Warum funktioniert die Kommunikation der Prozesse auf Knoppix nicht?

Bitte helft mir!

Danke Isabella


----------



## Daniel Toplak (2. Mai 2004)

*Hm* das ist ein schwieriges Thema, ich hab mir jetzt deinen Code nicht angesehen, da ich noch nie was mit SharedMemory, bzw. Semphore unter Unix gemacht habe.
Aber evtl. kann dir das hier weiter helfen:
http://www.mathe2.uni-bayreuth.de/axel/unix_system_programmierung.html
Dort gibt es etwas zu Semaphore.
Ansonsten such mal etwas zu UNIX-Systemprogrammierung.
Funktoniert, der Code nur unter Knoppix nicht, oder allgemein nicht unter Linux/UNIX?
Versuche mal den Fehler etwas mehr einzugrenzen, bzw. zu beschreiben, was genau funktioniert nicht?

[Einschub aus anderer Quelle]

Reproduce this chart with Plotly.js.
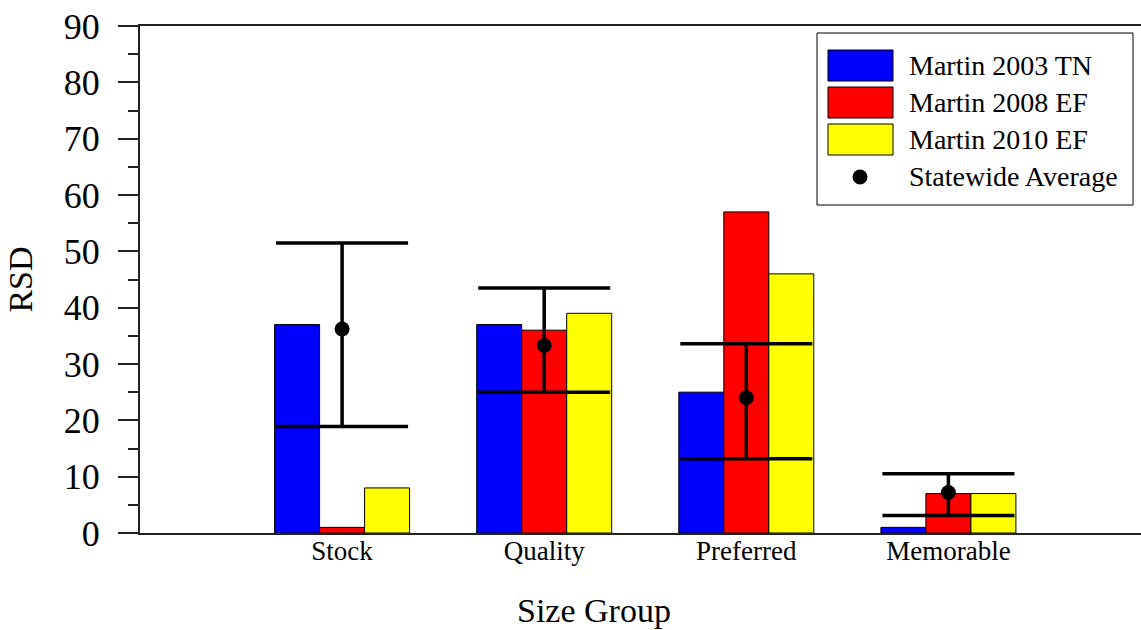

Und bitte verwende CODE-Tags !

Gruß Homer


----------



## isabellakarst (2. Mai 2004)

Ich bekomme unerklärliche Syntaxfehler 

z.B. will mein Knoppix beim kompilieren den einfachen exit Befehl nicht

außerdem unverständliche Sytaxfehler vor "printf" obwohl die Zeile vorher orddnungsgemäß mit einem ";" abgeschlossen wurde ...


----------



## Daniel Toplak (2. Mai 2004)

> z.B. will mein Knoppix beim kompilieren den einfachen exit Befehl nicht    außerdem unverständliche Sytaxfehler vor "printf" obwohl die Zeile vorher orddnungsgemäß mit einem ";" abgeschlossen wurde ...


Gib mal bitte die genaue Fehlermeldung von gcc an, und an die zugehörige Stelle im Code.

Gruß Homer


----------



## basd (2. Mai 2004)

Zeige mal die printf Zeile

Sind deine Include Pfade richtig gesetzt


----------